Set exercise:
Give all of the lines again, with nothing added or dropped.

Dataset excerpt:
((

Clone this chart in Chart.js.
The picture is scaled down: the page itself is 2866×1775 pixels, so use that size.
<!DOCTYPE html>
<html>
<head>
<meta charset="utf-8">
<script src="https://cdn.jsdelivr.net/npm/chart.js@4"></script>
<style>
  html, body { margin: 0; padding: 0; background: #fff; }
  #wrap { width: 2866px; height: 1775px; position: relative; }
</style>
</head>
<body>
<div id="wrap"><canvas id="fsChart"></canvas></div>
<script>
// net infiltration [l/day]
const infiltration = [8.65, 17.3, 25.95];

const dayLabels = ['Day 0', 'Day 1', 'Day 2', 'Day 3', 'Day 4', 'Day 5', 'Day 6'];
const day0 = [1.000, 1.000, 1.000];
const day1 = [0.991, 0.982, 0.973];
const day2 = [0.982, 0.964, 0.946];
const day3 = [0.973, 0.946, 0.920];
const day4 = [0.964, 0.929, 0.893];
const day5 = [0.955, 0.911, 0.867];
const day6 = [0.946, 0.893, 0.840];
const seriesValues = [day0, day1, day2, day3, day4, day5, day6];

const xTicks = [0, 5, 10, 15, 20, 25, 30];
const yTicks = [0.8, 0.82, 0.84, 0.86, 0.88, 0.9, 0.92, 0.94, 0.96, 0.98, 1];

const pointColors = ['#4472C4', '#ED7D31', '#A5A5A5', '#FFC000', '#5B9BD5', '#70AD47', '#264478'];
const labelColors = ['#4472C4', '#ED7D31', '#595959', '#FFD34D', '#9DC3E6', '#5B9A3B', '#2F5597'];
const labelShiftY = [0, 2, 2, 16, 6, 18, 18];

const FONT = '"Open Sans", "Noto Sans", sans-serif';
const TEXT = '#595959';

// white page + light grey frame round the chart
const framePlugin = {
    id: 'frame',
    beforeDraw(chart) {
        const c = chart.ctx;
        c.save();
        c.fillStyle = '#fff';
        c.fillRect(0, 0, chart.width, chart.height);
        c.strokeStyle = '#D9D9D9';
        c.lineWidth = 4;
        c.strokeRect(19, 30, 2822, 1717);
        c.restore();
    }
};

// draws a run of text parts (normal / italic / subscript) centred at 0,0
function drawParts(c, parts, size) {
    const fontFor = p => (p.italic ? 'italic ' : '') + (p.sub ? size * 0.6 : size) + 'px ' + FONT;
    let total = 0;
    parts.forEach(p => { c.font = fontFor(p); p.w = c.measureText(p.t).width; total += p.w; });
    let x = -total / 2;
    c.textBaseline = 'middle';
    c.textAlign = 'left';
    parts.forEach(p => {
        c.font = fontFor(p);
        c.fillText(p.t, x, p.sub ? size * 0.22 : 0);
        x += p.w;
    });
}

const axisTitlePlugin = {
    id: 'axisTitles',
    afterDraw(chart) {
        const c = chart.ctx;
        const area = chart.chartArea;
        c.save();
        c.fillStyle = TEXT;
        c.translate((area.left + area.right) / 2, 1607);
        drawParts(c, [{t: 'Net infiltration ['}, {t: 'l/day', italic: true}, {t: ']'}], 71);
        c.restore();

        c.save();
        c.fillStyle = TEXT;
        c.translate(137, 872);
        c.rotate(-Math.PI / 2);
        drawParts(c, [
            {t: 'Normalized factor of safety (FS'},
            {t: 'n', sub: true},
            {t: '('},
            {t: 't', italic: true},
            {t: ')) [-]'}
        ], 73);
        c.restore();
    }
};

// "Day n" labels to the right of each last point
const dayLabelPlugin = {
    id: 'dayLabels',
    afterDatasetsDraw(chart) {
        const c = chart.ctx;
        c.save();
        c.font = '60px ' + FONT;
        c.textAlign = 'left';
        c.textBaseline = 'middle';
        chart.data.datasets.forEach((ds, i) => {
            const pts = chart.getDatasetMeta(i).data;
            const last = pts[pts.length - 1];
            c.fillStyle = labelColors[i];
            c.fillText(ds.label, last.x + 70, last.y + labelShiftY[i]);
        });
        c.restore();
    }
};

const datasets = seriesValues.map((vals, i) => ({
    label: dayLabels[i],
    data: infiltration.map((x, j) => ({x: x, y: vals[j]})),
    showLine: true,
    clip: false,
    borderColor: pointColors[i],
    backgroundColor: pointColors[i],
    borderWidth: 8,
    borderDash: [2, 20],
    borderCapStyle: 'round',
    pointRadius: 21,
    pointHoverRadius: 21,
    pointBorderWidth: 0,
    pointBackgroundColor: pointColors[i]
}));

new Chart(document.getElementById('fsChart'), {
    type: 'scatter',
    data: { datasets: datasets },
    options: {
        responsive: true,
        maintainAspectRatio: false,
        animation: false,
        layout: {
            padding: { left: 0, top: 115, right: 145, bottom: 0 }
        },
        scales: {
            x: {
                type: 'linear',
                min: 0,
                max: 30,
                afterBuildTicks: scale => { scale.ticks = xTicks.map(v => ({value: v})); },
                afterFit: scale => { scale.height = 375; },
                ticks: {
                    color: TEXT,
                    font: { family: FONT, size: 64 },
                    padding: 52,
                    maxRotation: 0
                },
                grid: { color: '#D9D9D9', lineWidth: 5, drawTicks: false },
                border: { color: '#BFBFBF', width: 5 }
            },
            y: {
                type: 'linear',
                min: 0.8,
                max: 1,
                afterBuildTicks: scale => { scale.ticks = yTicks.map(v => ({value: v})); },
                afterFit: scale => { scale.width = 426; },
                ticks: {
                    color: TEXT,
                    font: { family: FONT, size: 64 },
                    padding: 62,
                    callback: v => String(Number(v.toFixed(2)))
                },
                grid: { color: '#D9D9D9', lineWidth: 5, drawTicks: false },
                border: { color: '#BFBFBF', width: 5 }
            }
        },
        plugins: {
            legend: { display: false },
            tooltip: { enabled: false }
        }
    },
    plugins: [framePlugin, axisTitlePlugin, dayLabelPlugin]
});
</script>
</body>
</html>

))

Task result:
Clone this chart in Chart.js.
The picture is scaled down: the page itself is 2866×1775 pixels, so use that size.
<!DOCTYPE html>
<html>
<head>
<meta charset="utf-8">
<script src="https://cdn.jsdelivr.net/npm/chart.js@4"></script>
<style>
  html, body { margin: 0; padding: 0; background: #fff; }
  #wrap { width: 2866px; height: 1775px; position: relative; }
</style>
</head>
<body>
<div id="wrap"><canvas id="fsChart"></canvas></div>
<script>
// net infiltration [l/day]
const infiltration = [8.65, 17.3, 25.95];

const dayLabels = ['Day 0', 'Day 1', 'Day 2', 'Day 3', 'Day 4', 'Day 5', 'Day 6'];
const day0 = [1.000, 1.000, 1.000];
const day1 = [0.991, 0.982, 0.973];
const day2 = [0.982, 0.964, 0.946];
const day3 = [0.973, 0.946, 0.920];
const day4 = [0.964, 0.929, 0.893];
const day5 = [0.955, 0.911, 0.867];
const day6 = [0.946, 0.893, 0.840];
const seriesValues = [day0, day1, day2, day3, day4, day5, day6];

const xTicks = [0, 5, 10, 15, 20, 25, 30];
const yTicks = [0.8, 0.82, 0.84, 0.86, 0.88, 0.9, 0.92, 0.94, 0.96, 0.98, 1];

const pointColors = ['#4472C4', '#ED7D31', '#A5A5A5', '#FFC000', '#5B9BD5', '#70AD47', '#264478'];
const labelColors = ['#4472C4', '#ED7D31', '#595959', '#FFD34D', '#9DC3E6', '#5B9A3B', '#2F5597'];
const labelShiftY = [0, 2, 2, 16, 6, 18, 18];

const FONT = '"Open Sans", "Noto Sans", sans-serif';
const TEXT = '#595959';

// white page + light grey frame round the chart
const framePlugin = {
    id: 'frame',
    beforeDraw(chart) {
        const c = chart.ctx;
        c.save();
        c.fillStyle = '#fff';
        c.fillRect(0, 0, chart.width, chart.height);
        c.strokeStyle = '#D9D9D9';
        c.lineWidth = 4;
        c.strokeRect(19, 30, 2822, 1717);
        c.restore();
    }
};

// draws a run of text parts (normal / italic / subscript) centred at 0,0
function drawParts(c, parts, size) {
    const fontFor = p => (p.italic ? 'italic ' : '') + (p.sub ? size * 0.6 : size) + 'px ' + FONT;
    let total = 0;
    parts.forEach(p => { c.font = fontFor(p); p.w = c.measureText(p.t).width; total += p.w; });
    let x = -total / 2;
    c.textBaseline = 'middle';
    c.textAlign = 'left';
    parts.forEach(p => {
        c.font = fontFor(p);
        c.fillText(p.t, x, p.sub ? size * 0.22 : 0);
        x += p.w;
    });
}

const axisTitlePlugin = {
    id: 'axisTitles',
    afterDraw(chart) {
        const c = chart.ctx;
        const area = chart.chartArea;
        c.save();
        c.fillStyle = TEXT;
        c.translate((area.left + area.right) / 2, 1607);
        drawParts(c, [{t: 'Net infiltration ['}, {t: 'l/day', italic: true}, {t: ']'}], 71);
        c.restore();

        c.save();
        c.fillStyle = TEXT;
        c.translate(137, 872);
        c.rotate(-Math.PI / 2);
        drawParts(c, [
            {t: 'Normalized factor of safety (FS'},
            {t: 'n', sub: true},
            {t: '('},
            {t: 't', italic: true},
            {t: ')) [-]'}
        ], 73);
        c.restore();
    }
};

// "Day n" labels to the right of each last point
const dayLabelPlugin = {
    id: 'dayLabels',
    afterDatasetsDraw(chart) {
        const c = chart.ctx;
        c.save();
        c.font = '60px ' + FONT;
        c.textAlign = 'left';
        c.textBaseline = 'middle';
        chart.data.datasets.forEach((ds, i) => {
            const pts = chart.getDatasetMeta(i).data;
            const last = pts[pts.length - 1];
            c.fillStyle = labelColors[i];
            c.fillText(ds.label, last.x + 70, last.y + labelShiftY[i]);
        });
        c.restore();
    }
};

const datasets = seriesValues.map((vals, i) => ({
    label: dayLabels[i],
    data: infiltration.map((x, j) => ({x: x, y: vals[j]})),
    showLine: true,
    clip: false,
    borderColor: pointColors[i],
    backgroundColor: pointColors[i],
    borderWidth: 8,
    borderDash: [2, 20],
    borderCapStyle: 'round',
    pointRadius: 21,
    pointHoverRadius: 21,
    pointBorderWidth: 0,
    pointBackgroundColor: pointColors[i]
}));

new Chart(document.getElementById('fsChart'), {
    type: 'scatter',
    data: { datasets: datasets },
    options: {
        responsive: true,
        maintainAspectRatio: false,
        animation: false,
        layout: {
            padding: { left: 0, top: 115, right: 145, bottom: 0 }
        },
        scales: {
            x: {
                type: 'linear',
                min: 0,
                max: 30,
                afterBuildTicks: scale => { scale.ticks = xTicks.map(v => ({value: v})); },
                afterFit: scale => { scale.height = 375; },
                ticks: {
                    color: TEXT,
                    font: { family: FONT, size: 64 },
                    padding: 52,
                    maxRotation: 0
                },
                grid: { color: '#D9D9D9', lineWidth: 5, drawTicks: false },
                border: { color: '#BFBFBF', width: 5 }
            },
            y: {
                type: 'linear',
                min: 0.8,
                max: 1,
                afterBuildTicks: scale => { scale.ticks = yTicks.map(v => ({value: v})); },
                afterFit: scale => { scale.width = 426; },
                ticks: {
                    color: TEXT,
                    font: { family: FONT, size: 64 },
                    padding: 62,
                    callback: v => String(Number(v.toFixed(2)))
                },
                grid: { color: '#D9D9D9', lineWidth: 5, drawTicks: false },
                border: { color: '#BFBFBF', width: 5 }
            }
        },
        plugins: {
            legend: { display: false },
            tooltip: { enabled: false }
        }
    },
    plugins: [framePlugin, axisTitlePlugin, dayLabelPlugin]
});
</script>
</body>
</html>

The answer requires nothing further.